The Pension Tracing Service (x5)

Playing financial detective can be good fun.

In the past I have unearthed forgotten investments, policies and pensions and a long-forgotten Scottish Widows endowment worth £114,000 is one of my favourites.

A recent new client was another fine example.

The client had moved jobs and moved home quite a few times over the years and had a collection of paperwork in a large box that was handed over with the immortal words “it’s all in there somewhere”.

Sorting through the box we found seven pensions, a Stocks & Shares ISA and an offshore bond. There was also a vague letter from Aviva trying to track down the client following a previous house move. It had no policy numbers on it, just a request to get in touch and update contact details.

I met the client for an interim update soon afterwards and ran through what we had found having written to the various providers and got updated values and details.
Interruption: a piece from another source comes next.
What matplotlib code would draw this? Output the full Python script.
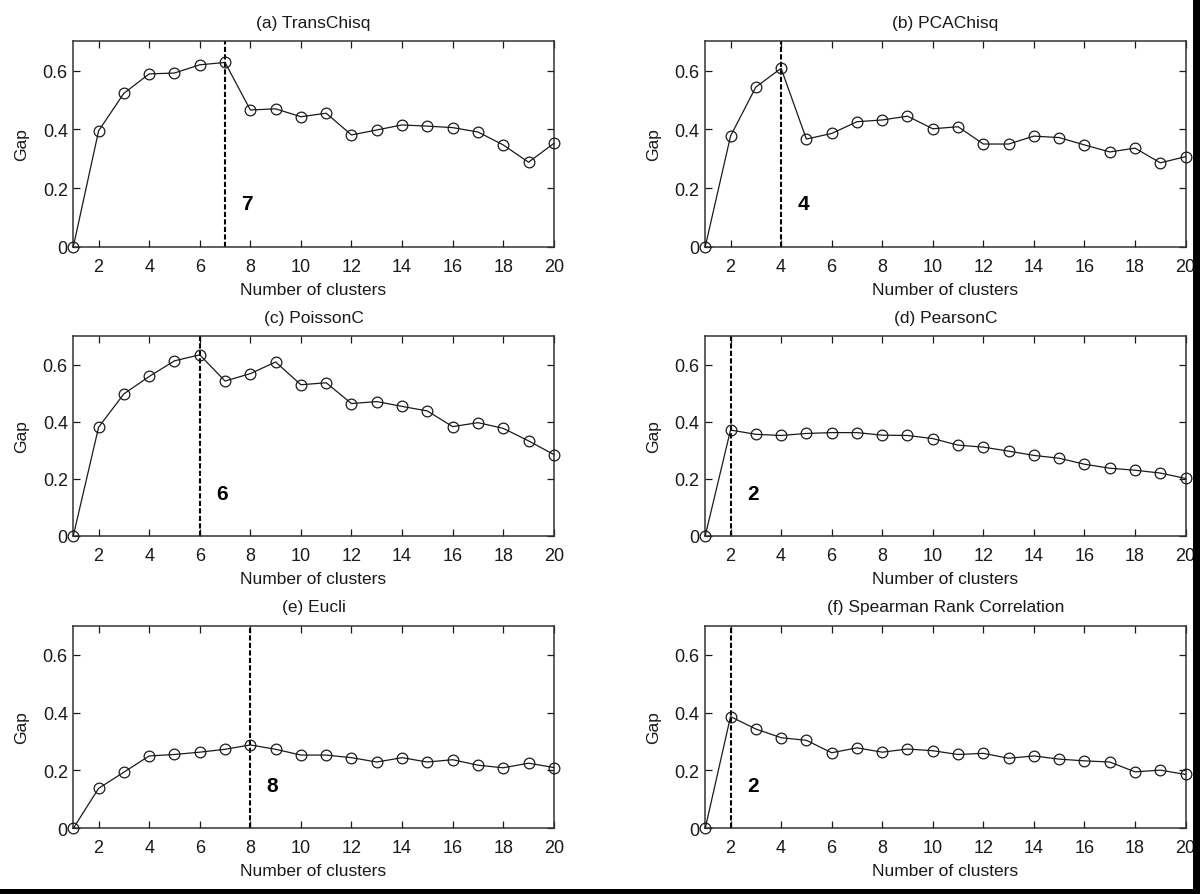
import matplotlib
matplotlib.use("Agg")
import matplotlib.pyplot as plt
from matplotlib.patches import Rectangle

plt.rcParams['font.family'] = ['Liberation Sans', 'DejaVu Sans']

# number of clusters
clusters = list(range(1, 21))

# gap values
gap_transchisq = [0.0, 0.395, 0.523, 0.589, 0.592, 0.620, 0.628, 0.466, 0.470, 0.443,
                  0.455, 0.381, 0.398, 0.415, 0.411, 0.406, 0.391, 0.347, 0.288, 0.352]
gap_pcachisq = [0.0, 0.377, 0.544, 0.608, 0.367, 0.386, 0.426, 0.432, 0.445, 0.402,
                0.409, 0.350, 0.350, 0.377, 0.372, 0.347, 0.323, 0.336, 0.286, 0.307]
gap_poissonc = [0.0, 0.381, 0.498, 0.559, 0.614, 0.635, 0.543, 0.569, 0.610, 0.530,
                0.537, 0.464, 0.471, 0.454, 0.438, 0.383, 0.397, 0.377, 0.333, 0.285]
gap_pearsonc = [0.0, 0.371, 0.356, 0.352, 0.359, 0.362, 0.362, 0.353, 0.352, 0.341,
                0.318, 0.311, 0.297, 0.282, 0.272, 0.251, 0.237, 0.230, 0.220, 0.201]
gap_eucli = [0.0, 0.138, 0.194, 0.250, 0.255, 0.263, 0.273, 0.288, 0.273, 0.253,
             0.253, 0.244, 0.229, 0.244, 0.229, 0.237, 0.218, 0.209, 0.225, 0.210]
gap_spearman = [0.0, 0.386, 0.343, 0.313, 0.304, 0.261, 0.278, 0.263, 0.274, 0.268,
                0.255, 0.259, 0.242, 0.250, 0.239, 0.233, 0.229, 0.195, 0.201, 0.186]

titles = ['(a) TransChisq', '(b) PCAChisq', '(c) PoissonC',
          '(d) PearsonC', '(e) Eucli', '(f) Spearman Rank Correlation']
series = [gap_transchisq, gap_pcachisq, gap_poissonc,
          gap_pearsonc, gap_eucli, gap_spearman]
best_k = [7, 4, 6, 2, 8, 2]

xticks = [2, 4, 6, 8, 10, 12, 14, 16, 18, 20]
yticks = [0, 0.2, 0.4, 0.6]
ytick_labels = ['0', '0.2', '0.4', '0.6']

fig = plt.figure(figsize=(12, 8.95), dpi=100)
fig.patch.set_facecolor('white')

# axes rectangles (left, bottom, width, height) in figure fraction
col_left = [0.0611, 0.5877]
col_width = [0.4004, 0.4003]
row_bottom = [0.7232, 0.4003, 0.0734]
row_height = [0.2295, 0.2228, 0.2264]

ink = '#1a1a1a'
for i, (title, gap, k) in enumerate(zip(titles, series, best_k)):
    r, c = divmod(i, 2)
    ax = fig.add_axes([col_left[c], row_bottom[r], col_width[c], row_height[r]])
    ax.plot(clusters, gap, color=ink, linewidth=0.9, marker='o', markersize=7.7,
            markerfacecolor='none', markeredgecolor=ink, markeredgewidth=0.9,
            clip_on=False, zorder=3)
    ax.axvline(k, color='black', linestyle=(0, (2.5, 1.1)), linewidth=1.5, zorder=2)
    ax.text(k + 0.88, 0.147, str(k), fontsize=15, fontweight='bold',
            ha='center', va='center', color='black')
    ax.set_xlim(1, 20)
    ax.set_ylim(0, 0.7)
    ax.set_xticks(xticks)
    ax.set_yticks(yticks)
    ax.set_yticklabels(ytick_labels)
    ax.tick_params(direction='in', length=5, width=0.9, top=True, right=True,
                   labelsize=13, colors=ink)
    ax.tick_params(axis='x', pad=8)
    ax.tick_params(axis='y', pad=4)
    for sp in ax.spines.values():
        sp.set_color('#333333')
        sp.set_linewidth(1.1)
    ax.set_title(title, fontsize=12.5, color=ink, pad=10.5)
    ax.set_xlabel('Number of clusters', fontsize=12.5, color=ink, labelpad=5)
    ax.set_ylabel('Gap', fontsize=12.5, color=ink, labelpad=10)

# black frame on the right and bottom edges
fig.patches.append(Rectangle((1193 / 1200, 0), 7 / 1200, 1, transform=fig.transFigure,
                             facecolor='black', edgecolor='none'))
fig.patches.append(Rectangle((0, 0), 1, 5 / 895, transform=fig.transFigure,
                             facecolor='black', edgecolor='none'))

fig.savefig('out.png', dpi=100, facecolor='white')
I also had the Aviva letter to hand, and we agreed to phone Aviva there and then to see what it was about. After giving his name and date of birth the client had to give his address on Aviva’s records to pass their security. And no, somehow it wasn’t the address on their letter.

After six failed attempts the client was struggling to recall any more previous addresses and the lady at Aviva was probably running out of generosity. Seventh time lucky the correct address was given. Phew!

I then listened in as the client was told he had two pensions with Aviva from nearly 20 years ago worth just over £103,000. Details of each were emailed to him as we sat there.


It didn’t end there.

Later that day the client emailed me. Having gone through his employment history, he thought he had five more pensions still unaccounted for.

After searching through the government’s Pension Tracing Service, we wrote to each provider and collated their replies.

Sadly, we didn’t find anything new. Each pension had either been transferred to one we already knew about, or the client hadn’t worked there for long and had either not joined the scheme in the first place or had a refund of his contributions.

However, it just goes to show how easy it can be to lose track of such matters.

This is especially hard for executors of estates. Which is probably why there are so many forgotten and lost policies, investments and pensions that Aviva and their peers have tens of billions, yes billions, of £££ of unclaimed cash. They call them ‘orphan assets.’

The moral of this story is: keep up with your admin. It could save you a small fortune.